■ Requirements: Copy down every line where the string "Give" shows up.

■ Data provided:

————————

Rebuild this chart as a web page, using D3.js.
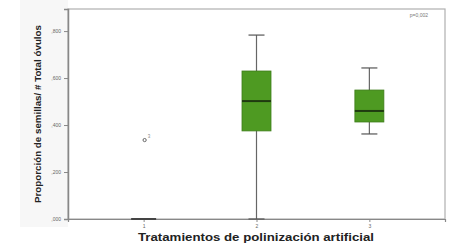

————————

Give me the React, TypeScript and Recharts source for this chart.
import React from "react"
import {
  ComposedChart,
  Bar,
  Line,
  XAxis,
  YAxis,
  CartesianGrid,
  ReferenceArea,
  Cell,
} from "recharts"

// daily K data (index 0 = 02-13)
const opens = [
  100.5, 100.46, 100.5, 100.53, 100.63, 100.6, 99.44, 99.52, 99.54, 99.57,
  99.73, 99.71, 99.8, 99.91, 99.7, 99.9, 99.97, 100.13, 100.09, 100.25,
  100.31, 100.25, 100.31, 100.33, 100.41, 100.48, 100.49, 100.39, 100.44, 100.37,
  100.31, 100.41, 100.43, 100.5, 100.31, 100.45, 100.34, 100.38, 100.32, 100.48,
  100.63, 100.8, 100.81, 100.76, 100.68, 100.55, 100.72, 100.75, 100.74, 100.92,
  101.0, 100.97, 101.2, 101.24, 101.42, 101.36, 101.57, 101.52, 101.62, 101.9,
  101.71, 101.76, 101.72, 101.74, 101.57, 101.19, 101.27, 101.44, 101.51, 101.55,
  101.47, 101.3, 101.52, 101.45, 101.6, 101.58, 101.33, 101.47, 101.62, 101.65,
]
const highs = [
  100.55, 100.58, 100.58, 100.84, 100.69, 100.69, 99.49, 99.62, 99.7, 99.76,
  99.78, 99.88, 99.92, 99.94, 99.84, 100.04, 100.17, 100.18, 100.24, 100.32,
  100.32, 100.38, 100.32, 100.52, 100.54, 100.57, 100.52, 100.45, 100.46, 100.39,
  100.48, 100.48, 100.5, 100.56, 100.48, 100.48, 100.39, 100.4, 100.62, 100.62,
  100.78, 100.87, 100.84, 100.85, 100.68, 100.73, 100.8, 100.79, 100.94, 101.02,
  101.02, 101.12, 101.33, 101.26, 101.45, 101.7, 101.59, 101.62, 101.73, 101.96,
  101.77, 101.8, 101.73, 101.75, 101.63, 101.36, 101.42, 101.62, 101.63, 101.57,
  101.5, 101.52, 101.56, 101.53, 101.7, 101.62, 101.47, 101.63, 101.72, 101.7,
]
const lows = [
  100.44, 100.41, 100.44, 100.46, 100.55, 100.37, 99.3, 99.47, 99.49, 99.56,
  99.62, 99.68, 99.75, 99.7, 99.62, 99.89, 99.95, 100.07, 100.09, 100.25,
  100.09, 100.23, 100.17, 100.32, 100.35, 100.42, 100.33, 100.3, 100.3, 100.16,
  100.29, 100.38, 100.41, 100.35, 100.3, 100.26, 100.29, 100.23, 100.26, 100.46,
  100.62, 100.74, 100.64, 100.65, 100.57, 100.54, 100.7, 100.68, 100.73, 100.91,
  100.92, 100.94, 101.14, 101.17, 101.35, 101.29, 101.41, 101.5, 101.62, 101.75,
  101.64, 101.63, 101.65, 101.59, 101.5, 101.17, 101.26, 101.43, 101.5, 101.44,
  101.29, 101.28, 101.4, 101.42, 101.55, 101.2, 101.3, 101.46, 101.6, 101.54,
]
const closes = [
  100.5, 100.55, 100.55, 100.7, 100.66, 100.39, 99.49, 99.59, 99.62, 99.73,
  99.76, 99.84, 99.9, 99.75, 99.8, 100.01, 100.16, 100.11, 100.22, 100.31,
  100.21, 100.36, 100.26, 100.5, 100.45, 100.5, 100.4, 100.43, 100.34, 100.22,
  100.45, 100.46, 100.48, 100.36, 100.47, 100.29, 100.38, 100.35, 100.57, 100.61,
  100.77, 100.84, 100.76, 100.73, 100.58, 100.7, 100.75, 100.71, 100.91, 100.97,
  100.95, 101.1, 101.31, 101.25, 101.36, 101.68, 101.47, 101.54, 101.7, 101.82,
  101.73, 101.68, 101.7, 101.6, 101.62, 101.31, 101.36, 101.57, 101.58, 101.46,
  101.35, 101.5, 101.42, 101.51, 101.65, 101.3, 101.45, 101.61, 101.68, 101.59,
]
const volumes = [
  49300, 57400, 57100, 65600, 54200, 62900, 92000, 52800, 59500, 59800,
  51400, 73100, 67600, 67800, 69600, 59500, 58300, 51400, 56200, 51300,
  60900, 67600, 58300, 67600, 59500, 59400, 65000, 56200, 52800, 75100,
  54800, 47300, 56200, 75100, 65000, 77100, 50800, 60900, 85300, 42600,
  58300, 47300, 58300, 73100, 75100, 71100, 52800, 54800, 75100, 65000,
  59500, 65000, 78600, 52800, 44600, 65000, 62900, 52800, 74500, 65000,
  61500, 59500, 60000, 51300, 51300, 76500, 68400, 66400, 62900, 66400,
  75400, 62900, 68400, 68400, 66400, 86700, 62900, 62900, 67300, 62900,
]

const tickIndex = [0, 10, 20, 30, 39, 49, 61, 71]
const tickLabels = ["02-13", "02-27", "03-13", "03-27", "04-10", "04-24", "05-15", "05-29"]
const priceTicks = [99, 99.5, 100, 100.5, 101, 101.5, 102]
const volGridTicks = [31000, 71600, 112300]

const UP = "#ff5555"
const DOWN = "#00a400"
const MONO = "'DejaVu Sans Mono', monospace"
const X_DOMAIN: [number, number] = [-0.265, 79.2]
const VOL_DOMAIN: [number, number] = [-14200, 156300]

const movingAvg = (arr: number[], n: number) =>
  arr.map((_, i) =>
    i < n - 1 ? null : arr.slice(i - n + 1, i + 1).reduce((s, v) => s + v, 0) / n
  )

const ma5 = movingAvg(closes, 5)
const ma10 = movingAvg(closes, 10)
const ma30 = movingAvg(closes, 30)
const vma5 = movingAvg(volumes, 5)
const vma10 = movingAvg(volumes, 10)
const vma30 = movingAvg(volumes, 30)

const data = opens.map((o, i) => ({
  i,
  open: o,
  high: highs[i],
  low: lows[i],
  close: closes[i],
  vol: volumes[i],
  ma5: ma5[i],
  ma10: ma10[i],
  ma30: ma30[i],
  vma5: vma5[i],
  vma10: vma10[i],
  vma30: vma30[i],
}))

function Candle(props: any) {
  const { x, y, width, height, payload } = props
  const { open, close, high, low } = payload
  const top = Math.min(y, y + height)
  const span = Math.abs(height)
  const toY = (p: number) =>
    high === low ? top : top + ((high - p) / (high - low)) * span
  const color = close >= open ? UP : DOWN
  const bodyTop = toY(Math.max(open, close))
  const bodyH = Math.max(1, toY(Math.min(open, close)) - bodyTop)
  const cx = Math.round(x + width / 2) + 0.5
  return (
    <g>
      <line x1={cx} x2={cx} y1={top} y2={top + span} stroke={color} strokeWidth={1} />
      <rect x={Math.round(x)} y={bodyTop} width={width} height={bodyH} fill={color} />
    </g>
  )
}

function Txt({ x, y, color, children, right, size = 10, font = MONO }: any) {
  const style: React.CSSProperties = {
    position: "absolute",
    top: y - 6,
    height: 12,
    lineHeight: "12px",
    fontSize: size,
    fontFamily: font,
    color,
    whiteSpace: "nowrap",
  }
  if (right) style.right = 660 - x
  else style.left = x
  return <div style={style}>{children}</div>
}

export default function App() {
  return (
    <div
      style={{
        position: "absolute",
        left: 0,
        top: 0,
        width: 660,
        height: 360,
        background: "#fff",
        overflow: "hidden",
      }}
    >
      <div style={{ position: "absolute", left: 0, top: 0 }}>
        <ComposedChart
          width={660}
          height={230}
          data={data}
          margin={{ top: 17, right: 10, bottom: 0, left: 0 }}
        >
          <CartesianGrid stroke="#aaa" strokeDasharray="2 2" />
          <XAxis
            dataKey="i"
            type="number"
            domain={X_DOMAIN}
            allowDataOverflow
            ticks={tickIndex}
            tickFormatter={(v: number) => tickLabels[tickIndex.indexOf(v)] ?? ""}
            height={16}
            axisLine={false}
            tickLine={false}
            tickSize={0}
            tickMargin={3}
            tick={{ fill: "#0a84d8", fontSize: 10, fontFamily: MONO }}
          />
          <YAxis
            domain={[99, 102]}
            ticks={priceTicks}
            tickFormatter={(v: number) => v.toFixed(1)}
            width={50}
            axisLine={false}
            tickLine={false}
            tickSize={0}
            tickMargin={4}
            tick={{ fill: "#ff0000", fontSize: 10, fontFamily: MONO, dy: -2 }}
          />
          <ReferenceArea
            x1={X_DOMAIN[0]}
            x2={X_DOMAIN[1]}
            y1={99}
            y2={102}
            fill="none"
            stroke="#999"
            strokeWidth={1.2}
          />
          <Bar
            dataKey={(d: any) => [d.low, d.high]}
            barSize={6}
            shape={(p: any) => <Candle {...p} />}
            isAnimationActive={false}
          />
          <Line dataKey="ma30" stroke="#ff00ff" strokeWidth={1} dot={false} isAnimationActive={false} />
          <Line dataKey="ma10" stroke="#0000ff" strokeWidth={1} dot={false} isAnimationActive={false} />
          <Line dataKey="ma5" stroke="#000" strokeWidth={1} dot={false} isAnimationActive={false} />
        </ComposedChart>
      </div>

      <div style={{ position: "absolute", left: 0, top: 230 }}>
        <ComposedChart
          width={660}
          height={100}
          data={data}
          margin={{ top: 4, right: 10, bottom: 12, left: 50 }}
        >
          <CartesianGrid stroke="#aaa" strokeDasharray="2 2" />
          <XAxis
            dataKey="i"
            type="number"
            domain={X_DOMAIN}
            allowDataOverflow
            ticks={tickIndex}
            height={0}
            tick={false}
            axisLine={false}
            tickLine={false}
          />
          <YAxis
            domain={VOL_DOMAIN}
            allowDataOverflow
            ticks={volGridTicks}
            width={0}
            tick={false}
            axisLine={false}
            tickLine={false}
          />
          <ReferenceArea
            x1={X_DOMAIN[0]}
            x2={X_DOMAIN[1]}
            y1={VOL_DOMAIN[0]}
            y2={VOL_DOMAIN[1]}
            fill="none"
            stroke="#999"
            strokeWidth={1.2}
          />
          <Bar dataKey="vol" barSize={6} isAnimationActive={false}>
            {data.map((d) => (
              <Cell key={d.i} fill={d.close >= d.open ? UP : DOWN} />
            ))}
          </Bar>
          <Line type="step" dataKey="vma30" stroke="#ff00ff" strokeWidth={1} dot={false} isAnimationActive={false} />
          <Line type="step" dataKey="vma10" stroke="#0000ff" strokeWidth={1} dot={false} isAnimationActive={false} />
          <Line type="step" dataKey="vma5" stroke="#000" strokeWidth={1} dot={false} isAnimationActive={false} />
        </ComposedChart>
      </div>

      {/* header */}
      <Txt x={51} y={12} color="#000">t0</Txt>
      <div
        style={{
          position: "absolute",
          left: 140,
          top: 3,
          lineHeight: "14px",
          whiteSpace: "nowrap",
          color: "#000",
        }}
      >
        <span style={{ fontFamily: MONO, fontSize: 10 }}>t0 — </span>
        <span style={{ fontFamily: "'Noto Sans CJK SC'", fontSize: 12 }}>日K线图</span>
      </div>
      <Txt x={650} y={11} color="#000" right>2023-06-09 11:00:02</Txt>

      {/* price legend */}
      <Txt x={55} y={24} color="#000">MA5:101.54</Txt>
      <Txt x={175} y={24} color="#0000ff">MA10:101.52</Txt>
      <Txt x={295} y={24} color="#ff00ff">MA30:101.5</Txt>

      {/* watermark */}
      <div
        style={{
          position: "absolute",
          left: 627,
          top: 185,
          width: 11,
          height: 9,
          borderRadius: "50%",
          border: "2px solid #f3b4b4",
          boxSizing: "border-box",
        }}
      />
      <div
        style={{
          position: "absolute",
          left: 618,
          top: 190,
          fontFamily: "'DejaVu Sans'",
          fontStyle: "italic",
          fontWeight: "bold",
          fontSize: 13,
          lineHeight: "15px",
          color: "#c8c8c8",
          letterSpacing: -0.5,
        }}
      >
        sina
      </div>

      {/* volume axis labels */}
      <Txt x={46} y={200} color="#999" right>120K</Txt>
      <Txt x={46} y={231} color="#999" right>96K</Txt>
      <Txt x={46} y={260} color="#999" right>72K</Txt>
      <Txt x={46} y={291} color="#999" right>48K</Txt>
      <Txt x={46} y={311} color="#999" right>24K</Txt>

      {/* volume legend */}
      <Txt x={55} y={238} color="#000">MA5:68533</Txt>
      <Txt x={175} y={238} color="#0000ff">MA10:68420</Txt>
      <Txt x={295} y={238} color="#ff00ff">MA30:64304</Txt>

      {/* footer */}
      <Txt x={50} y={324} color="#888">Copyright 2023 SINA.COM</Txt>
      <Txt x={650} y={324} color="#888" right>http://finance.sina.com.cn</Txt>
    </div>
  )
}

————————

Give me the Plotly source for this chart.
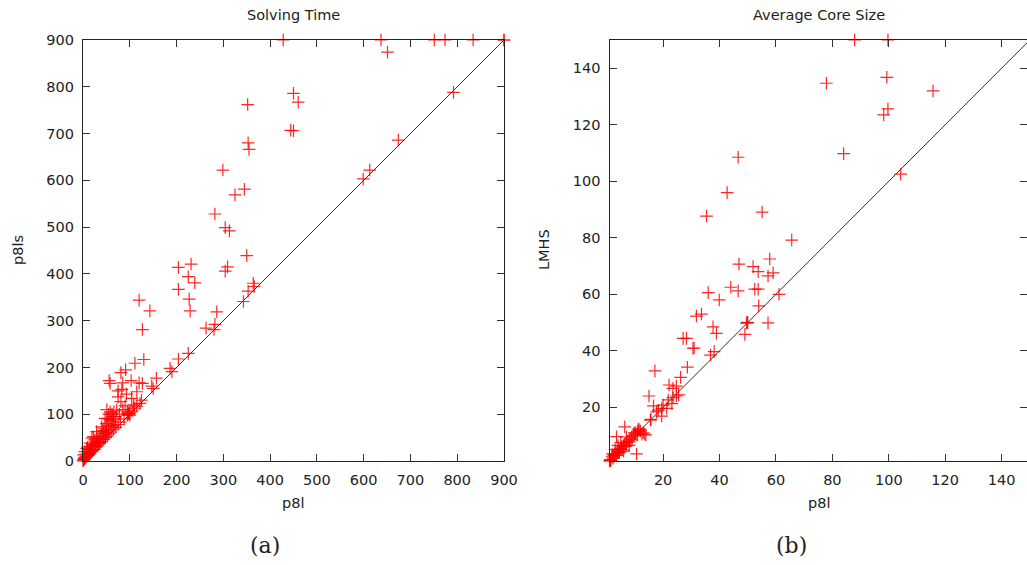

————————

■ Result:
Give me the React, TypeScript and Recharts source for this chart.
Give me the Plotly source for this chart.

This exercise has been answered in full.